Monday, September 1, 2025

Subscriptions

  When I was in 8th grade, my homeroom teacher was Mrs. Brown.  She taught chorus.  I remember that she was short and had very frizzy hair.  Our class competed with other classes on how many magazine subscriptions a student could sell.  The students with the most subscriptions could win prizes.  The class that sold the most won a big prize and the bragging rights that our class was better than the rest.

 Mrs. Brown selected me as the keeper of the records.  I had everyone's name on a tally sheet, and I had to notate the subscriptions sold.  It seemed like an easy task, but I just couldn't get it right.  Kids were screaming at me, saying that I cheated them out of prizes.  Mrs. Brown scolded me for doing a bad job.  I was very embarrassed.  

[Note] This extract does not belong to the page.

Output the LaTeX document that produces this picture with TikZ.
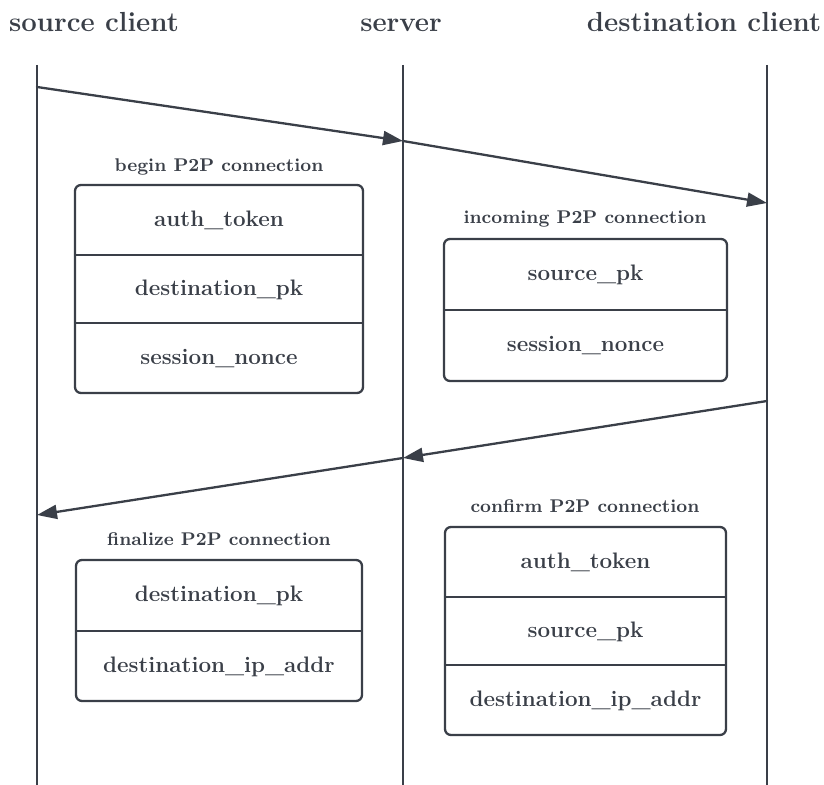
\documentclass[tikz,border=0pt]{standalone}
\usetikzlibrary{arrows.meta}
\definecolor{ink}{HTML}{3A3F48}
\tikzset{
  lifeline/.style={draw=ink, line width=1.15pt},
  msg/.style={draw=ink, line width=1.15pt, line cap=round, -{Triangle[length=10pt,width=7pt]}},
  record/.style={draw=ink, line width=1.15pt, rounded corners=3pt, inner sep=0pt},
  divider/.style={draw=ink, line width=1.15pt},
  head/.style={font=\bfseries\fontsize{13.8}{16}\selectfont, text=ink, anchor=base},
  field/.style={font=\bfseries\fontsize{11.2}{13}\selectfont, text=ink, anchor=mid},
  caption/.style={font=\bfseries\fontsize{9.2}{11}\selectfont, text=ink, anchor=mid}
}
\begin{document}
\begin{tikzpicture}[x=0.5pt, y=-0.5pt]
\useasboundingbox (0,0) rectangle (824,785);

% participants
\node[head] (hsrc) at (94,32) {source client};
\node[head] (hsrv) at (401,32) {server};
\node[head] (hdst) at (704,32) {destination client};

% lifelines
\coordinate (srcTop) at (37,65);   \coordinate (srcBot) at (37,785);
\coordinate (srvTop) at (403,65);  \coordinate (srvBot) at (403,785);
\coordinate (dstTop) at (767,65);  \coordinate (dstBot) at (767,785);
\draw[lifeline] (srcTop) -- (srcBot);
\draw[lifeline] (srvTop) -- (srvBot);
\draw[lifeline] (dstTop) -- (dstBot);

% request: source -> server -> destination
\coordinate (reqA) at (37,87);
\coordinate (reqB) at (403,141);
\coordinate (reqC) at (767,203);
\draw[msg] (reqA) -- (reqB);
\draw[msg] (reqB) -- (reqC);

% reply: destination -> server -> source
\coordinate (repA) at (767,401);
\coordinate (repB) at (403,458);
\coordinate (repC) at (37,515);
\draw[msg] (repA) -- (repB);
\draw[msg] (repB) -- (repC);

% begin P2P connection
\node[caption] (capA) at (219,167) {begin P2P connection};
\node[record, minimum width=144pt, minimum height=104pt] (boxA) at (219,289) {};
\draw[divider] (boxA.west |- 0,255) -- (boxA.east |- 0,255);
\draw[divider] (boxA.west |- 0,323) -- (boxA.east |- 0,323);
\node[field] (a1) at (219,222) {auth\_token};
\node[field] (a2) at (219,291) {destination\_pk};
\node[field] (a3) at (219,360) {session\_nonce};

% incoming P2P connection
\node[caption] (capB) at (585,219) {incoming P2P connection};
\node[record, minimum width=141.5pt, minimum height=71pt] (boxB) at (585.5,310) {};
\draw[divider] (boxB.west |- 0,310) -- (boxB.east |- 0,310);
\node[field] (b1) at (585.5,276.5) {source\_pk};
\node[field] (b2) at (585.5,347.5) {session\_nonce};

% finalize P2P connection
\node[caption] (capC) at (219,541) {finalize P2P connection};
\node[record, minimum width=143pt, minimum height=70.5pt] (boxC) at (219,630.5) {};
\draw[divider] (boxC.west |- 0,631) -- (boxC.east |- 0,631);
\node[field] (c1) at (219,597.5) {destination\_pk};
\node[field] (c2) at (219,668) {destination\_ip\_addr};

% confirm P2P connection
\node[caption] (capD) at (585,508) {confirm P2P connection};
\node[record, minimum width=140.5pt, minimum height=104pt] (boxD) at (585.5,631) {};
\draw[divider] (boxD.west |- 0,597) -- (boxD.east |- 0,597);
\draw[divider] (boxD.west |- 0,665) -- (boxD.east |- 0,665);
\node[field] (d1) at (585.5,564) {auth\_token};
\node[field] (d2) at (585.5,633) {source\_pk};
\node[field] (d3) at (585.5,702) {destination\_ip\_addr};
\end{tikzpicture}
\end{document}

 During this time, I was getting beat up every day by the boys in our school.  This screw-up by me just made things worse.  Most of the girls in our class stopped speaking to me.  They had been the only support for me, as the boys beat me up.  Now, everyone hated me.  I had been a standout in chorus, but Mrs. Brown didn't seem to like me anymore.  It was a huge scandal.  I tried to rectify the tallies, but the assignment was just too overwhelming.  I realized that I would never grow up to be an accountant.  

 There was one girl who stood up for me, when all of my world was crumbling around me.  Her name was Gayle Anderson.  She recognized that I had talents in other areas besides accounting.  She suggested I go into English and the Arts.  Writing was my escape from all of this trouble.  It still is.